- [Stated problem] Quote from the first line below through the line that contains "0.9803, 0.9792, 0.979]", both included, and leave the pictures out.
— Start of Source excerpt —
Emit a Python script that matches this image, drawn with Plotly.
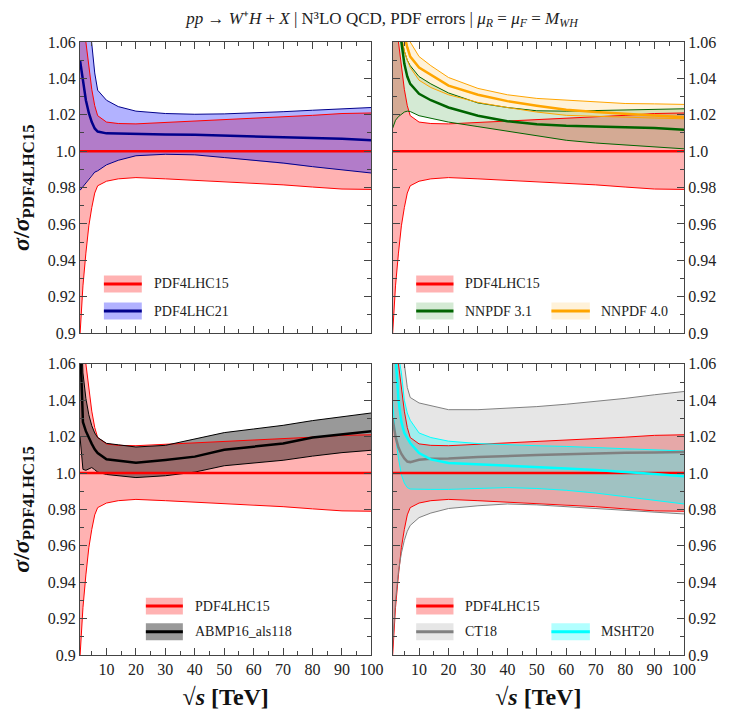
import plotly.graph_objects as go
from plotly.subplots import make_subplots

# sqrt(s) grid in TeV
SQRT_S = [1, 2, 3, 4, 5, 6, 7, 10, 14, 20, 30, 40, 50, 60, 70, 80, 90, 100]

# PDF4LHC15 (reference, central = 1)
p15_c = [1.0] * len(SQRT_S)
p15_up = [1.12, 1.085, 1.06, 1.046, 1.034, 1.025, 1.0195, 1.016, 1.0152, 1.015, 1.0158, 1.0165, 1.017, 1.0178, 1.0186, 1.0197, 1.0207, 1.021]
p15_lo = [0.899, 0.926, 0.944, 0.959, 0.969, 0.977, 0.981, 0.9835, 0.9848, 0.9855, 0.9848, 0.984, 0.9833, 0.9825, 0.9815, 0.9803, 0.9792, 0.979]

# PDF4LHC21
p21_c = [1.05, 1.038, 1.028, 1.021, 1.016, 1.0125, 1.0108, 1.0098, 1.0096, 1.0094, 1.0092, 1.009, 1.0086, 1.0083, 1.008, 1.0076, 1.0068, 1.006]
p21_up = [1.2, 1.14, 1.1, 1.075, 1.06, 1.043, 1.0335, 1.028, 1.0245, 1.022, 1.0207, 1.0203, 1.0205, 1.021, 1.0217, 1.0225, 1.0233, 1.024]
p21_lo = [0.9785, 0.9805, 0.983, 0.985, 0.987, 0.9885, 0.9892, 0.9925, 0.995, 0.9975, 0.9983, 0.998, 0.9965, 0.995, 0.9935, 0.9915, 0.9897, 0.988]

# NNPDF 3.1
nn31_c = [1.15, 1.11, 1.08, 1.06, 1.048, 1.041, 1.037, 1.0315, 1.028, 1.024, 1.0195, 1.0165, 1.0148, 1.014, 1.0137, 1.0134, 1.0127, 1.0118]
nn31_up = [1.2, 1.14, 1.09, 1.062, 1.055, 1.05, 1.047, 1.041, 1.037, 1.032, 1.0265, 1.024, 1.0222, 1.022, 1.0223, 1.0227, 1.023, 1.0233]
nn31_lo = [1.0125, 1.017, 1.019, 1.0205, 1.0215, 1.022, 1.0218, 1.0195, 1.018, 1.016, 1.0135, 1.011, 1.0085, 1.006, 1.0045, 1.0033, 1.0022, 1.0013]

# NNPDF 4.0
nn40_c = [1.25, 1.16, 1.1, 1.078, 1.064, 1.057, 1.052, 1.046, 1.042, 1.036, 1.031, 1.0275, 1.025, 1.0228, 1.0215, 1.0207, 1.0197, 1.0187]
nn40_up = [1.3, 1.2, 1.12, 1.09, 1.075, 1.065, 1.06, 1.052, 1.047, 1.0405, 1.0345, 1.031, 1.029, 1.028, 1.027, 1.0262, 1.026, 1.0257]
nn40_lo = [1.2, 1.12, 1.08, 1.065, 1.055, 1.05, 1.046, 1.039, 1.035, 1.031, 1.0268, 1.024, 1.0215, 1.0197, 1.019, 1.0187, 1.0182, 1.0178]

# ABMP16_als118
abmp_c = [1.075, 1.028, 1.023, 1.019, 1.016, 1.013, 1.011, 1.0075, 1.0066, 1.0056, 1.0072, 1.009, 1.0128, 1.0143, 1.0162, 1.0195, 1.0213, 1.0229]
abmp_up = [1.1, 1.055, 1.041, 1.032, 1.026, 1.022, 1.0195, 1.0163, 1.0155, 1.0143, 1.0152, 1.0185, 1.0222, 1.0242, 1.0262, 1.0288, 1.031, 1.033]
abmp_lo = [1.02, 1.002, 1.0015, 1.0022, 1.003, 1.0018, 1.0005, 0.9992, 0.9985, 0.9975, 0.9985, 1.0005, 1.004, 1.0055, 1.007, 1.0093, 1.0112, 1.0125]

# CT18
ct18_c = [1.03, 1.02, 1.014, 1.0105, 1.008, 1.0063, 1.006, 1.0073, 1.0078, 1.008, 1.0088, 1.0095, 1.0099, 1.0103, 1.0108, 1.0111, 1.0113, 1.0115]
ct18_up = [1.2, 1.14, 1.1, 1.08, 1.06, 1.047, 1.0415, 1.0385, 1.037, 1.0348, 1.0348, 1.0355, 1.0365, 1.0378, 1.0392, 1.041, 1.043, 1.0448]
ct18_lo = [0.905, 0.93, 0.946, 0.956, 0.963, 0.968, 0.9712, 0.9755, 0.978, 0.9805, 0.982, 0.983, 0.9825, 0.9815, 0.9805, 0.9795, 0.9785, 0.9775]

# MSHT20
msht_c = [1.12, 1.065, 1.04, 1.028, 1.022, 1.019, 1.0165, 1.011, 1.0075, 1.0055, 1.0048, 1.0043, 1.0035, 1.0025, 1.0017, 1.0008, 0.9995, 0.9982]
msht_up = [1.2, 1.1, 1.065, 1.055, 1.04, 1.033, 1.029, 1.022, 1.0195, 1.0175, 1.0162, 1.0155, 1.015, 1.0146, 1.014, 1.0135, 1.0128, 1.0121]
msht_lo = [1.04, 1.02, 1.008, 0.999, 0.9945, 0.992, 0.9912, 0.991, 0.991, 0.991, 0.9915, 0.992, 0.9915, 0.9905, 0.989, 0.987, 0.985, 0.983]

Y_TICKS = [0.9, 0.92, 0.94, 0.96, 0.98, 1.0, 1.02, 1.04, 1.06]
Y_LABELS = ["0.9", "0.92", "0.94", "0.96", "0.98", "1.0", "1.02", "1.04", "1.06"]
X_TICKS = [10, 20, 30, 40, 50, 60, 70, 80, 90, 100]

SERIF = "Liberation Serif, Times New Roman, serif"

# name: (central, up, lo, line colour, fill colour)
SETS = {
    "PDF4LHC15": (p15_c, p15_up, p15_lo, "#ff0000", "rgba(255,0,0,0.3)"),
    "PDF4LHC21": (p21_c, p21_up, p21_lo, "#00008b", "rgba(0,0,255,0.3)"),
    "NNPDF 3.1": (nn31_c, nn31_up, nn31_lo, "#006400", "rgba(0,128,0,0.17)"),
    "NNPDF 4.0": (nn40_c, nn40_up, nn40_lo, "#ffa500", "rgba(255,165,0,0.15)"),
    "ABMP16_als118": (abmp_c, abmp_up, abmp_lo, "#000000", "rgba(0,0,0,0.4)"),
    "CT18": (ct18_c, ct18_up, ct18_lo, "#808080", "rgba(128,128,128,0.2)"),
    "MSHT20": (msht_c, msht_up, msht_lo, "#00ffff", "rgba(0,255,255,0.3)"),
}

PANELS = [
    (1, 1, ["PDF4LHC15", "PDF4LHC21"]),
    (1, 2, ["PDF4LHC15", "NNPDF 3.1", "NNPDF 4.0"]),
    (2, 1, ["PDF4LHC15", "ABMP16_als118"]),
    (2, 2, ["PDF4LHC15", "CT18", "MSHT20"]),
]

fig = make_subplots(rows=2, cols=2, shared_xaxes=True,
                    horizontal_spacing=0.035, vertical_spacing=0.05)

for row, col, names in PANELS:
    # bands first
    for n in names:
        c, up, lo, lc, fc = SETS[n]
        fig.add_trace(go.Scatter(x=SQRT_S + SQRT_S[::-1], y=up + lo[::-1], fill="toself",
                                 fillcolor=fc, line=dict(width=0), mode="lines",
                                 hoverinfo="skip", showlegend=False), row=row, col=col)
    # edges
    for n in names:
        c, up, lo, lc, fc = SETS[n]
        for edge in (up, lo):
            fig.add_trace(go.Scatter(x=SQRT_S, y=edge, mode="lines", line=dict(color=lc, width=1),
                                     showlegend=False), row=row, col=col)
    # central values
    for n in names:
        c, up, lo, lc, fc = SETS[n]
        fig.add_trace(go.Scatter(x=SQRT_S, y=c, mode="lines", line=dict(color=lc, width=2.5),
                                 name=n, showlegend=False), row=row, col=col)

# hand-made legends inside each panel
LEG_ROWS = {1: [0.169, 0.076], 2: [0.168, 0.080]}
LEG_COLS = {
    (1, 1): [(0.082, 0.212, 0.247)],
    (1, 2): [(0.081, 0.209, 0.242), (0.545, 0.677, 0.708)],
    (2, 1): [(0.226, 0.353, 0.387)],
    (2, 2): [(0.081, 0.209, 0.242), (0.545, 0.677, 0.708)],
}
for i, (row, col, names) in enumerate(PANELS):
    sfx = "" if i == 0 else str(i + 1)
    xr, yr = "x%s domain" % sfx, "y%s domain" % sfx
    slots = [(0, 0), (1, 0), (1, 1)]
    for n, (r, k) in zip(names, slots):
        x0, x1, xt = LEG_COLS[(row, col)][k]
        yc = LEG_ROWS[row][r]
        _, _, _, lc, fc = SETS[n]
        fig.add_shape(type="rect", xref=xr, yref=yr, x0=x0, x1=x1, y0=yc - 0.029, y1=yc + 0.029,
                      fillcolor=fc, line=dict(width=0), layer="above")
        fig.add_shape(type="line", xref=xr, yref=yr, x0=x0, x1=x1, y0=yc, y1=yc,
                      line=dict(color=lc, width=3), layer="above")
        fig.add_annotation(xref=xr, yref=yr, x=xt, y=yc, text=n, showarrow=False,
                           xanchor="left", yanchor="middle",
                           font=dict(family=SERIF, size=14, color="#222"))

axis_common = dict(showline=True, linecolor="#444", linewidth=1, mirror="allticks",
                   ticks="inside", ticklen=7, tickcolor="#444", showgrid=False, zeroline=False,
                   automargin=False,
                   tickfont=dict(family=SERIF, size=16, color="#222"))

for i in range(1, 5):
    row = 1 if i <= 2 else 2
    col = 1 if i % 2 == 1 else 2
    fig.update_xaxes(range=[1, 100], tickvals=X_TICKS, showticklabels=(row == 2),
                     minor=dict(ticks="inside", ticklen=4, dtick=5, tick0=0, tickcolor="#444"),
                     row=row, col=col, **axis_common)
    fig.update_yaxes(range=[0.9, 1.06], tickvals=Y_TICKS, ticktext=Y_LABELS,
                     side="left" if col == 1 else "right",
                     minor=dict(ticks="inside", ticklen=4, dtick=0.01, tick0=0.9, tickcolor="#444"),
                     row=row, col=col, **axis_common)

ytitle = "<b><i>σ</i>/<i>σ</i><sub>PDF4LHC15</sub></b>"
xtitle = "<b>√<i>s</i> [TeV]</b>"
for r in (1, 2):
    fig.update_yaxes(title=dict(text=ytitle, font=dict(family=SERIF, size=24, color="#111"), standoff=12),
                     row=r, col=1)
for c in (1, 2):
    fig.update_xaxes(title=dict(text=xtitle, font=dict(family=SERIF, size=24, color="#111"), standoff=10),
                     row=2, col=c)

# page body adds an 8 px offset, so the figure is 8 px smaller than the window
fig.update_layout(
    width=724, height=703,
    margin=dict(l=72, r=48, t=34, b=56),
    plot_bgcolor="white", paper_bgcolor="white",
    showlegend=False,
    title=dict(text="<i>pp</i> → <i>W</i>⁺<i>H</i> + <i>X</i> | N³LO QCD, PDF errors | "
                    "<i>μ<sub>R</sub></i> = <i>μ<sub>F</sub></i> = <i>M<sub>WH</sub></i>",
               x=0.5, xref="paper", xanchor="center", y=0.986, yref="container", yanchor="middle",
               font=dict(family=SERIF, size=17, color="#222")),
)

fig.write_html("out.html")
— End of Source excerpt —
- [Result]
Emit a Python script that matches this image, drawn with Plotly.
import plotly.graph_objects as go
from plotly.subplots import make_subplots

# sqrt(s) grid in TeV
SQRT_S = [1, 2, 3, 4, 5, 6, 7, 10, 14, 20, 30, 40, 50, 60, 70, 80, 90, 100]

# PDF4LHC15 (reference, central = 1)
p15_c = [1.0] * len(SQRT_S)
p15_up = [1.12, 1.085, 1.06, 1.046, 1.034, 1.025, 1.0195, 1.016, 1.0152, 1.015, 1.0158, 1.0165, 1.017, 1.0178, 1.0186, 1.0197, 1.0207, 1.021]
p15_lo = [0.899, 0.926, 0.944, 0.959, 0.969, 0.977, 0.981, 0.9835, 0.9848, 0.9855, 0.9848, 0.984, 0.9833, 0.9825, 0.9815, 0.9803, 0.9792, 0.979]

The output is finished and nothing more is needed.